### Information supplied
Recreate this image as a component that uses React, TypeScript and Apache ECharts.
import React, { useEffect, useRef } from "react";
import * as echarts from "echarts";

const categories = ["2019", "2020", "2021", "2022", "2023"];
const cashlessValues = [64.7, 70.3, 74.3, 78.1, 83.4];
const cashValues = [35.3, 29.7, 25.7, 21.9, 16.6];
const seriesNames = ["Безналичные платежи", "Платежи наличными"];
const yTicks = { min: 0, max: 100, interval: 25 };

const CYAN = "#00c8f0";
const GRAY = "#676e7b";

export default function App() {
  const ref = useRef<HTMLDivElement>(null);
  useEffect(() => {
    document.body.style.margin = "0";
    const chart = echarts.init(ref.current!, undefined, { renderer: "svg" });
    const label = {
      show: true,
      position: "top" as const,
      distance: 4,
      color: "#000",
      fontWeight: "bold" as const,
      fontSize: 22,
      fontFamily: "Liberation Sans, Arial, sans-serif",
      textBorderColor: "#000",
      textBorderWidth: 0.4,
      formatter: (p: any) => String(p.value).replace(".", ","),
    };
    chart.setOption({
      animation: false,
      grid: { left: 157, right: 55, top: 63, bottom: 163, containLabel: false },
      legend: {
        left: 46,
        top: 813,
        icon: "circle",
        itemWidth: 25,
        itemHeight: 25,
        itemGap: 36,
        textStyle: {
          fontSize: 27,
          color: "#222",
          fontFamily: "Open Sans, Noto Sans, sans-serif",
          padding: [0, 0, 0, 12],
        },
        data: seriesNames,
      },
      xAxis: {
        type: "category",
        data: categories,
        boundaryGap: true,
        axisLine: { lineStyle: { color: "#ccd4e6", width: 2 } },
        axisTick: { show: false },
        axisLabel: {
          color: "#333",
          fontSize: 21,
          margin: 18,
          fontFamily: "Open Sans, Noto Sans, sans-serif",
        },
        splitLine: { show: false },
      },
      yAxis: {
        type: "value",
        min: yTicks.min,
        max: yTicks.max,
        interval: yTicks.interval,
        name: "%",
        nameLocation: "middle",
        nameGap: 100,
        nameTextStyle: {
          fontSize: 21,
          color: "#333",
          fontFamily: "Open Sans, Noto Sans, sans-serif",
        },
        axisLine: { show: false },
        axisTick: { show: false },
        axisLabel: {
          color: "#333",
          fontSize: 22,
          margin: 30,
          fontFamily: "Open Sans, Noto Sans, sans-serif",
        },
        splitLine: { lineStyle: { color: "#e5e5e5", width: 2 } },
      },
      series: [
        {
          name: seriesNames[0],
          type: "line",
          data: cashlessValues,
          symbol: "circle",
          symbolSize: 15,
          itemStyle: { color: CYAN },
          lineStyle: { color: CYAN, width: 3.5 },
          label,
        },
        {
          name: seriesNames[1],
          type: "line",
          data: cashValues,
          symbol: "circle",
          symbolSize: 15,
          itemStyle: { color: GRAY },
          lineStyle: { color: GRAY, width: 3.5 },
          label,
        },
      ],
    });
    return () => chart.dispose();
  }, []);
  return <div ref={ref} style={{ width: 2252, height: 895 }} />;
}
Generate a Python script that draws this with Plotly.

### What you are asked to do
Which lines in the listing above hold the word "this"? Show each of them.

### Response below
Recreate this image as a component that uses React, TypeScript and Apache ECharts.
Generate a Python script that draws this with Plotly.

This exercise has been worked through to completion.